Records for this task:
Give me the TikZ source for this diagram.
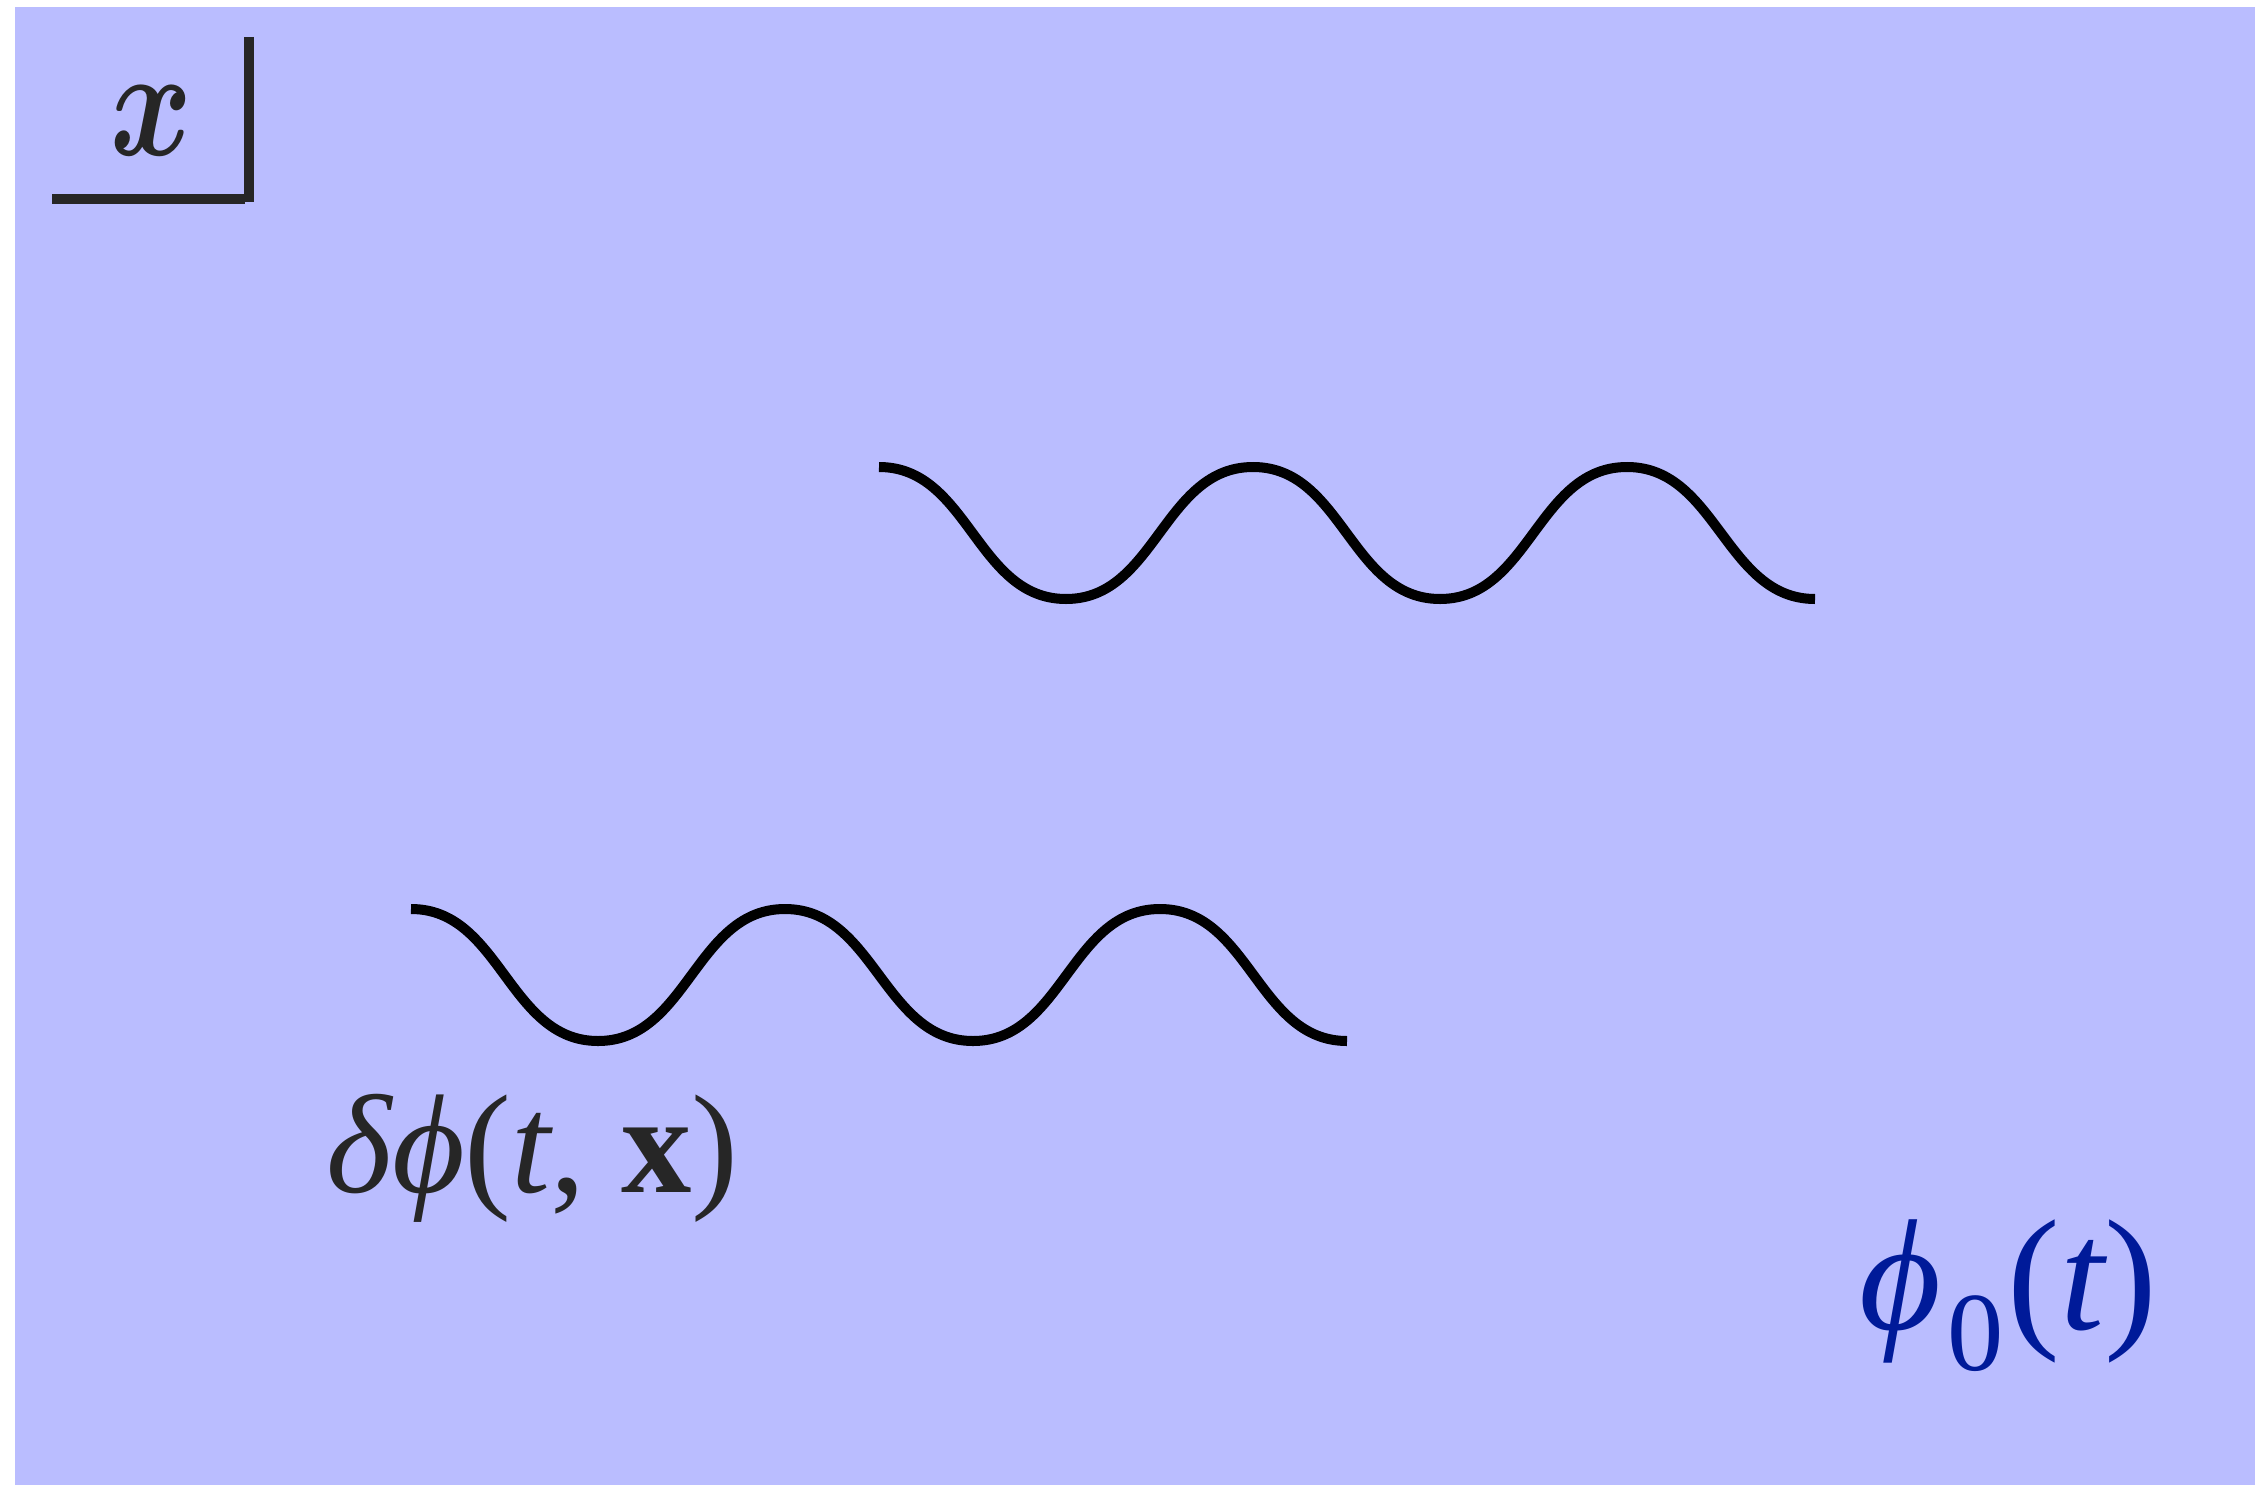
\documentclass[tikz,border=0pt]{standalone}
\usepackage{amsmath}
\usepackage{fontspec}
\setmainfont{Liberation Serif}
\definecolor{bgblue}{RGB}{186,189,255}
\definecolor{axgray}{RGB}{38,38,38}
\definecolor{labblue}{RGB}{0,26,153}
\tikzset{
  axisline/.style={draw=axgray, line width=0.1cm},
  wave/.style={draw=black, line width=0.1cm, line cap=butt},
  lab/.style={inner sep=0pt, anchor=base west, font=\fontsize{40}{48}\selectfont}
}
\begin{document}
\begin{tikzpicture}[x=0.01cm, y=-0.01cm]
  \useasboundingbox (0,0) rectangle (2255,1485);
  \fill[white] (0,0) rectangle (2255,1485);
  \fill[bgblue] (15,7) rectangle (2255,1485);
  % axis corner
  \draw[axisline] (249,37) -- (249,202);
  \draw[axisline] (52,199) -- (245,199);
  \node[lab, text=axgray, font=\fontsize{12}{14}\selectfont] (xlab) at (110,156) {\scalebox{2.95}[3.7]{$\boldsymbol{x}$}};
  % waves
  \draw[wave] (879,467) to[out=0,in=180] (1066,599) to[out=0,in=180] (1253,467)
     to[out=0,in=180] (1440,599) to[out=0,in=180] (1627,467) to[out=0,in=180] (1815,599);
  \draw[wave] (411,909) to[out=0,in=180] (598,1041) to[out=0,in=180] (785,909)
     to[out=0,in=180] (973,1041) to[out=0,in=180] (1160,909) to[out=0,in=180] (1347,1041);
  % labels
  \node[lab, text=axgray] (dphi) at (326,1192) {{\itshape δϕ}({\itshape t}, \textbf{x})};
  \node[lab, text=labblue, font=\fontsize{45}{54}\selectfont] (phi0) at (1859,1329)
    {{\itshape ϕ}\kern0.04em\raisebox{-0.26em}{\fontsize{32}{38}\selectfont 0}\kern0.02em({\itshape t})};
\end{tikzpicture}
\end{document}
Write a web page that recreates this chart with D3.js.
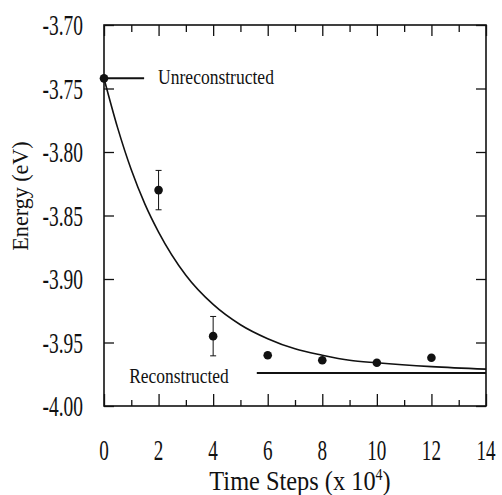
<!DOCTYPE html>
<html>
<head>
<meta charset="utf-8">
<script src="https://cdn.jsdelivr.net/npm/d3@7"></script>
<style>
  html, body { margin: 0; padding: 0; background: #fff; }
  svg { display: block; }
  svg text { font-family: "Liberation Serif", "Times New Roman", Times, serif; }
</style>
</head>
<body>
<svg id="chart" width="502" height="495"></svg>
<script>
// Simulated energy per time step (mean and error bar half-width)
const steps    = [0, 2, 4, 6, 8, 10, 12];
const energies = [-3.742, -3.830, -3.945, -3.960, -3.964, -3.966, -3.962];
const errors   = [0, 0.0155, 0.0155, 0, 0, 0, 0];

// Exponential relaxation fit, sampled along the time axis
const fitSteps    = [0, 0.5, 1, 1.5, 2, 3, 4, 5, 6, 7, 8, 9, 10, 12, 14];
const fitEnergies = [-3.742, -3.781, -3.814, -3.841, -3.863, -3.897, -3.920,
                     -3.936, -3.947, -3.955, -3.960, -3.964, -3.966, -3.969, -3.971];

// Reference energy levels of the two surface structures
const levelNames  = ["Unreconstructed", "Reconstructed"];
const levelValues = [-3.742, -3.974];
const levelFrom   = [0, 5.6];
const levelTo     = [1.47, 14];

// Axis ticks
const xTicks      = [0, 2, 4, 6, 8, 10, 12, 14];
const xMinorTicks = [1, 3, 5, 7, 9, 11, 13];
const yTicks      = [-3.70, -3.75, -3.80, -3.85, -3.90, -3.95, -4.00];

const svg = d3.select("#chart");
const m = { left: 104, right: 486, top: 25, bottom: 406 };

const x = d3.scaleLinear().domain([0, 14]).range([m.left, m.right]);
const y = d3.scaleLinear().domain([-4.00, -3.70]).range([m.bottom, m.top]);

const ink = "#111";

// Condensed serif text placed at (px, py)
function label(parent, px, py, str, size, sx, anchor, rot) {
  return parent.append("text")
    .attr("transform", `translate(${px},${py})${rot ? ` rotate(${rot})` : ""} scale(${sx},1)`)
    .style("font-size", size + "px")
    .attr("text-anchor", anchor)
    .attr("fill", ink)
    .text(str);
}

// Frame
svg.append("rect")
  .attr("x", m.left).attr("y", m.top)
  .attr("width", m.right - m.left).attr("height", m.bottom - m.top)
  .attr("fill", "none").attr("stroke", ink).attr("stroke-width", 1.6);

// Inward ticks on all four sides
function ticks(axis, pos, values, size) {
  svg.append("g").attr("transform", pos)
    .call(axis.tickValues(values).tickSize(-size).tickFormat(""))
    .call(g => g.select(".domain").remove())
    .selectAll("line").attr("stroke", ink).attr("stroke-width", 1.3);
}
ticks(d3.axisBottom(x), `translate(0,${m.bottom})`, xTicks, 12);
ticks(d3.axisBottom(x), `translate(0,${m.bottom})`, xMinorTicks, 6);
ticks(d3.axisTop(x), `translate(0,${m.top})`, xTicks, 11);
ticks(d3.axisTop(x), `translate(0,${m.top})`, xMinorTicks, 7);
ticks(d3.axisLeft(y), `translate(${m.left},0)`, yTicks, 10);
ticks(d3.axisRight(y), `translate(${m.right},0)`, yTicks, 10);

// Tick labels
const tickLabels = svg.append("g");
xTicks.forEach(t => label(tickLabels, x(t), 460, d3.format("d")(t), 29, 0.66, "middle"));
yTicks.forEach(t => label(tickLabels, 83, y(t) + 10, d3.format(".2f")(t).replace("−", "-"),
                          29, 0.67, "end"));

// Fitted curve
const fitData = fitSteps.map((s, i) => [s, fitEnergies[i]]);
svg.append("path")
  .datum(fitData)
  .attr("fill", "none").attr("stroke", ink).attr("stroke-width", 1.6)
  .attr("d", d3.line().x(d => x(d[0])).y(d => y(d[1])).curve(d3.curveMonotoneX));

// Reference levels with labels
levelNames.forEach((name, i) => {
  svg.append("line")
    .attr("x1", x(levelFrom[i])).attr("x2", x(levelTo[i]))
    .attr("y1", y(levelValues[i])).attr("y2", y(levelValues[i]))
    .attr("stroke", ink).attr("stroke-width", 2);
});
label(svg, x(levelTo[0]) + 14, y(levelValues[0]) + 6, levelNames[0], 21, 0.835, "start");
label(svg, x(levelFrom[1]) - 28, y(levelValues[1]) + 10, levelNames[1], 21, 0.83, "end");

// Error bars
const pts = steps.map((s, i) => ({ s, e: energies[i], err: errors[i] }));
const eb = svg.append("g").selectAll("g").data(pts.filter(d => d.err > 0)).join("g");
eb.append("line")
  .attr("x1", d => x(d.s)).attr("x2", d => x(d.s))
  .attr("y1", d => y(d.e - d.err)).attr("y2", d => y(d.e + d.err))
  .attr("stroke", ink).attr("stroke-width", 1);
eb.selectAll(".cap").data(d => [d.e - d.err, d.e + d.err].map(v => ({ s: d.s, v })))
  .join("line")
  .attr("x1", d => x(d.s) - 3).attr("x2", d => x(d.s) + 3)
  .attr("y1", d => y(d.v)).attr("y2", d => y(d.v))
  .attr("stroke", ink).attr("stroke-width", 1);

// Data points
svg.append("g").selectAll("circle").data(pts).join("circle")
  .attr("cx", d => x(d.s)).attr("cy", d => y(d.e))
  .attr("r", 4.3).attr("fill", ink);

// Axis titles
label(svg, 28, 196, "Energy (eV)", 23, 0.96, "middle", -90);

const xt = label(svg, 300, 490, "", 28, 0.87, "middle");
xt.append("tspan").text("Time Steps (x 10");
xt.append("tspan").style("font-size", "16px").attr("dy", -10).text("4");
xt.append("tspan").attr("dy", 10).text(")");
</script>
</body>
</html>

Your goal:
Replicate the material above verbatim; images stay out of the copy.

Complete response:
Give me the TikZ source for this diagram.
\documentclass[tikz,border=0pt]{standalone}
\usepackage{amsmath}
\usepackage{fontspec}
\setmainfont{Liberation Serif}
\definecolor{bgblue}{RGB}{186,189,255}
\definecolor{axgray}{RGB}{38,38,38}
\definecolor{labblue}{RGB}{0,26,153}
\tikzset{
  axisline/.style={draw=axgray, line width=0.1cm},
  wave/.style={draw=black, line width=0.1cm, line cap=butt},
  lab/.style={inner sep=0pt, anchor=base west, font=\fontsize{40}{48}\selectfont}
}
\begin{document}
\begin{tikzpicture}[x=0.01cm, y=-0.01cm]
  \useasboundingbox (0,0) rectangle (2255,1485);
  \fill[white] (0,0) rectangle (2255,1485);
  \fill[bgblue] (15,7) rectangle (2255,1485);
  % axis corner
  \draw[axisline] (249,37) -- (249,202);
  \draw[axisline] (52,199) -- (245,199);
  \node[lab, text=axgray, font=\fontsize{12}{14}\selectfont] (xlab) at (110,156) {\scalebox{2.95}[3.7]{$\boldsymbol{x}$}};
  % waves
  \draw[wave] (879,467) to[out=0,in=180] (1066,599) to[out=0,in=180] (1253,467)
     to[out=0,in=180] (1440,599) to[out=0,in=180] (1627,467) to[out=0,in=180] (1815,599);
  \draw[wave] (411,909) to[out=0,in=180] (598,1041) to[out=0,in=180] (785,909)
     to[out=0,in=180] (973,1041) to[out=0,in=180] (1160,909) to[out=0,in=180] (1347,1041);
  % labels
  \node[lab, text=axgray] (dphi) at (326,1192) {{\itshape δϕ}({\itshape t}, \textbf{x})};
  \node[lab, text=labblue, font=\fontsize{45}{54}\selectfont] (phi0) at (1859,1329)
    {{\itshape ϕ}\kern0.04em\raisebox{-0.26em}{\fontsize{32}{38}\selectfont 0}\kern0.02em({\itshape t})};
\end{tikzpicture}
\end{document}
Write a web page that recreates this chart with D3.js.
<!DOCTYPE html>
<html>
<head>
<meta charset="utf-8">
<script src="https://cdn.jsdelivr.net/npm/d3@7"></script>
<style>
  html, body { margin: 0; padding: 0; background: #fff; }
  svg { display: block; }
  svg text { font-family: "Liberation Serif", "Times New Roman", Times, serif; }
</style>
</head>
<body>
<svg id="chart" width="502" height="495"></svg>
<script>
// Simulated energy per time step (mean and error bar half-width)
const steps    = [0, 2, 4, 6, 8, 10, 12];
const energies = [-3.742, -3.830, -3.945, -3.960, -3.964, -3.966, -3.962];
const errors   = [0, 0.0155, 0.0155, 0, 0, 0, 0];

// Exponential relaxation fit, sampled along the time axis
const fitSteps    = [0, 0.5, 1, 1.5, 2, 3, 4, 5, 6, 7, 8, 9, 10, 12, 14];
const fitEnergies = [-3.742, -3.781, -3.814, -3.841, -3.863, -3.897, -3.920,
                     -3.936, -3.947, -3.955, -3.960, -3.964, -3.966, -3.969, -3.971];

// Reference energy levels of the two surface structures
const levelNames  = ["Unreconstructed", "Reconstructed"];
const levelValues = [-3.742, -3.974];
const levelFrom   = [0, 5.6];
const levelTo     = [1.47, 14];

// Axis ticks
const xTicks      = [0, 2, 4, 6, 8, 10, 12, 14];
const xMinorTicks = [1, 3, 5, 7, 9, 11, 13];
const yTicks      = [-3.70, -3.75, -3.80, -3.85, -3.90, -3.95, -4.00];

const svg = d3.select("#chart");
const m = { left: 104, right: 486, top: 25, bottom: 406 };

const x = d3.scaleLinear().domain([0, 14]).range([m.left, m.right]);
const y = d3.scaleLinear().domain([-4.00, -3.70]).range([m.bottom, m.top]);

const ink = "#111";

// Condensed serif text placed at (px, py)
function label(parent, px, py, str, size, sx, anchor, rot) {
  return parent.append("text")
    .attr("transform", `translate(${px},${py})${rot ? ` rotate(${rot})` : ""} scale(${sx},1)`)
    .style("font-size", size + "px")
    .attr("text-anchor", anchor)
    .attr("fill", ink)
    .text(str);
}

// Frame
svg.append("rect")
  .attr("x", m.left).attr("y", m.top)
  .attr("width", m.right - m.left).attr("height", m.bottom - m.top)
  .attr("fill", "none").attr("stroke", ink).attr("stroke-width", 1.6);

// Inward ticks on all four sides
function ticks(axis, pos, values, size) {
  svg.append("g").attr("transform", pos)
    .call(axis.tickValues(values).tickSize(-size).tickFormat(""))
    .call(g => g.select(".domain").remove())
    .selectAll("line").attr("stroke", ink).attr("stroke-width", 1.3);
}
ticks(d3.axisBottom(x), `translate(0,${m.bottom})`, xTicks, 12);
ticks(d3.axisBottom(x), `translate(0,${m.bottom})`, xMinorTicks, 6);
ticks(d3.axisTop(x), `translate(0,${m.top})`, xTicks, 11);
ticks(d3.axisTop(x), `translate(0,${m.top})`, xMinorTicks, 7);
ticks(d3.axisLeft(y), `translate(${m.left},0)`, yTicks, 10);
ticks(d3.axisRight(y), `translate(${m.right},0)`, yTicks, 10);

// Tick labels
const tickLabels = svg.append("g");
xTicks.forEach(t => label(tickLabels, x(t), 460, d3.format("d")(t), 29, 0.66, "middle"));
yTicks.forEach(t => label(tickLabels, 83, y(t) + 10, d3.format(".2f")(t).replace("−", "-"),
                          29, 0.67, "end"));

// Fitted curve
const fitData = fitSteps.map((s, i) => [s, fitEnergies[i]]);
svg.append("path")
  .datum(fitData)
  .attr("fill", "none").attr("stroke", ink).attr("stroke-width", 1.6)
  .attr("d", d3.line().x(d => x(d[0])).y(d => y(d[1])).curve(d3.curveMonotoneX));

// Reference levels with labels
levelNames.forEach((name, i) => {
  svg.append("line")
    .attr("x1", x(levelFrom[i])).attr("x2", x(levelTo[i]))
    .attr("y1", y(levelValues[i])).attr("y2", y(levelValues[i]))
    .attr("stroke", ink).attr("stroke-width", 2);
});
label(svg, x(levelTo[0]) + 14, y(levelValues[0]) + 6, levelNames[0], 21, 0.835, "start");
label(svg, x(levelFrom[1]) - 28, y(levelValues[1]) + 10, levelNames[1], 21, 0.83, "end");

// Error bars
const pts = steps.map((s, i) => ({ s, e: energies[i], err: errors[i] }));
const eb = svg.append("g").selectAll("g").data(pts.filter(d => d.err > 0)).join("g");
eb.append("line")
  .attr("x1", d => x(d.s)).attr("x2", d => x(d.s))
  .attr("y1", d => y(d.e - d.err)).attr("y2", d => y(d.e + d.err))
  .attr("stroke", ink).attr("stroke-width", 1);
eb.selectAll(".cap").data(d => [d.e - d.err, d.e + d.err].map(v => ({ s: d.s, v })))
  .join("line")
  .attr("x1", d => x(d.s) - 3).attr("x2", d => x(d.s) + 3)
  .attr("y1", d => y(d.v)).attr("y2", d => y(d.v))
  .attr("stroke", ink).attr("stroke-width", 1);

// Data points
svg.append("g").selectAll("circle").data(pts).join("circle")
  .attr("cx", d => x(d.s)).attr("cy", d => y(d.e))
  .attr("r", 4.3).attr("fill", ink);

// Axis titles
label(svg, 28, 196, "Energy (eV)", 23, 0.96, "middle", -90);

const xt = label(svg, 300, 490, "", 28, 0.87, "middle");
xt.append("tspan").text("Time Steps (x 10");
xt.append("tspan").style("font-size", "16px").attr("dy", -10).text("4");
xt.append("tspan").attr("dy", 10).text(")");
</script>
</body>
</html>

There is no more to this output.